You're right she's awesome. Ya'll are both great people !:)
Wow... a Mothers love..i have only a glimpse but I do know it is deep to the core just like you put Charlie. What an honor to get to share in this tribute of love, support and respect from an outstanding man of God to a selfless full of Love and Life lady!
Hair in ponytail, chattin with my "Friend." Simply in love with the Father and of sweet Mother Mary. I love it and can relate.
Much luv to all of you- we miss you tremendously. Lets get together soon.
Tricia and Nick LaRocca
"You know the way for me, you know the time into your hands I trustingly place mine. Your plan is perfect, born of perfect love. You know the way for me, that is enough." -Divine Providence prayer
beautiful and eloquent charlie... and thanks for keeping this blog alive. as strange as it may seem i really enjoy having this little corner to remember cate and to be reminded of how much i love you guys!
~*maureen
One day, when Ali meets gets to heaven and Baby Cate walks her mommy to meet her Saviour, all will be understood. Until then, may both of you find peace where you can and healing from the only One who can give it to you. I still pray for your wife and your family and remember that adorable smiled smeared with sweet potatoes!
love,
a stretcher bearer
Still prayin' for you and your whole beautiful family.
*hugs*
The Cayouettes
What an amazing post of love for Mary, God, Ali & your children. You both inspire me to be a better person & parent. Prays still for you guys!!!
Charlie,
I haven't been here to your blog in a while! But to my pleasant surprise here is a beautiful entry, saying just what I needed to hear today! Thanks again for being open to the Holy Spirit and pouring your heart out for others to grow through!
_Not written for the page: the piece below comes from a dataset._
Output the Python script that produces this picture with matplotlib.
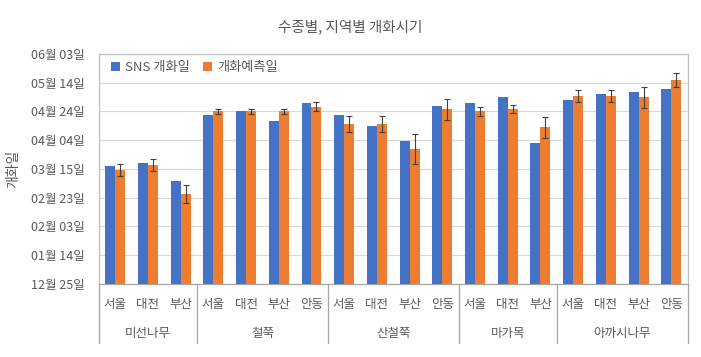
import datetime as dt
import matplotlib.pyplot as plt
from matplotlib.ticker import FuncFormatter, MultipleLocator

plt.rcParams['font.family'] = ['Noto Sans CJK KR', 'DejaVu Sans']

# species groups and regions inside each group
groups = ["미선나무", "철쭉", "산철쭉", "마가목", "아까시나무"]
regions = [
    ["서울", "대전", "부산"],
    ["서울", "대전", "부산", "안동"],
    ["서울", "대전", "부산", "안동"],
    ["서울", "대전", "부산"],
    ["서울", "대전", "부산", "안동"],
]

# values are days after 12월 25일
sns_days = [82, 84, 71.7,
            117.4, 120, 113.2, 125.8,
            117.4, 109.9, 99.2, 123.5,
            125.8, 129.8, 98,
            127.7, 131.9, 133.3, 135.4]
pred_days = [79.1, 82.9, 62.8,
             120, 120, 120, 123.2,
             111.1, 111.1, 93.8, 121.4,
             120, 121.4, 109,
             130.7, 130.7, 129.8, 141.7]
pred_err = [4.2, 4.3, 6.3,
            1.8, 1.8, 1.8, 3.2,
            5.4, 5.4, 10.3, 7.1,
            3, 2.8, 7.4,
            4.1, 4.1, 7.5, 5]

base = dt.date(2018, 12, 25)
grey = "#595959"

fig = plt.figure(figsize=(7.01, 3.57), dpi=100)
ax = fig.add_axes([0.141, 0.2045, 0.84, 0.6445])

x = list(range(len(sns_days)))
w = 0.305
ax.bar([i - w / 2 for i in x], sns_days, w, color="#4472C4", label="SNS 개화일", zorder=3)
ax.bar([i + w / 2 for i in x], pred_days, w, color="#ED7D31", label="개화예측일", zorder=3,
       yerr=pred_err, error_kw=dict(ecolor="#404040", elinewidth=0.8, capsize=2.5, capthick=0.8))

ax.set_xlim(-0.5, len(x) - 0.5)
ax.set_ylim(0, 160)
ax.yaxis.set_major_locator(MultipleLocator(20))
ax.yaxis.set_major_formatter(FuncFormatter(
    lambda v, p: (base + dt.timedelta(days=int(v))).strftime("%m월 %d일")))
ax.tick_params(axis="y", length=0, pad=10, labelsize=9, labelcolor=grey)
ax.set_xticks([])
ax.grid(axis="y", color="#D9D9D9", lw=0.8, zorder=0)
for s in ax.spines.values():
    s.set_color("#BFBFBF")
    s.set_linewidth(0.9)
ax.spines["bottom"].set_color("#A6A6A6")

# two-level category labels
tr = ax.get_xaxis_transform()
pos = 0
bounds = [-0.5]
for g, regs in zip(groups, regions):
    for j, r in enumerate(regs):
        ax.text(pos + j, -0.09, r, transform=tr, ha="center", va="center",
                fontsize=9, color=grey)
    ax.text(pos + (len(regs) - 1) / 2, -0.213, g, transform=tr, ha="center",
            va="center", fontsize=9, color=grey)
    pos += len(regs)
    bounds.append(pos - 0.5)
for b in bounds:
    ax.plot([b, b], [0, -0.255], transform=tr, color="#A6A6A6", lw=0.9, clip_on=False)

ax.set_ylabel("개화일", fontsize=10, color=grey, labelpad=8)
fig.text(0.5, 0.925, "수종별, 지역별 개화시기", ha="center", va="center",
         fontsize=10.5, color=grey)
ax.legend(loc="upper left", frameon=False, ncol=2, fontsize=9.5, handlelength=0.7,
          handleheight=0.7, handletextpad=0.4, columnspacing=1.0,
          bbox_to_anchor=(0.0, 1.02), labelcolor=grey)

fig.savefig("out.png", dpi=100)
Still praying for you and your family!
Love Teresa Clark
"Ali and I were talking the other night about how so many people, both that we have never met and those very close to us, that God has impacted them through Cate’s short life and our family’s difficult journey and what is also amazing is that you all are STILL here with us. I truly thought that after Cate’s passing the story would “end” for a lot of people, but it hasn’t."
I was also one of Mrs. Cantrell's Texas fifth-graders. I just have to say that what you say about your wife is extremely loving and just absolutely true. I admire the both of you so much, and you two truly give me hope for my personal future with my family in this generation. The two of you are beautiful people..It's strange to watch someone's children grow up from this perspective..When I was Mrs. Cantrell's student, Ali was a few years old and your son was just born or months old. And now you have four! Congratulations on your many blessings, and may many more come your way.
I just wanted to let you know that Cate is not forgotten. I'd love to see an entry updating us on how your family is doing these days.
Charlie and Ali-
I providentially stumbled on this post this morning before starting my day and man, I'm so so grateful that God led me here. I am really encouraged by your beautiful words Charlie (my bad for waiting four years to read them) and for Ali's witness to Catholic motherhood. Offering my day for your sweet family today and praying that you guys are well and blessed <3
Much love from South Texas,
Meagan Montez
Charlie,
I pray that your family is well. I followed your post many years ago and tonight I could not stop thinking about Baby Cate. Thank you for sharing your story. I am in Houston and tomorrow I will release a balloon in her honor. Your family has touched so many and we are still praying for you.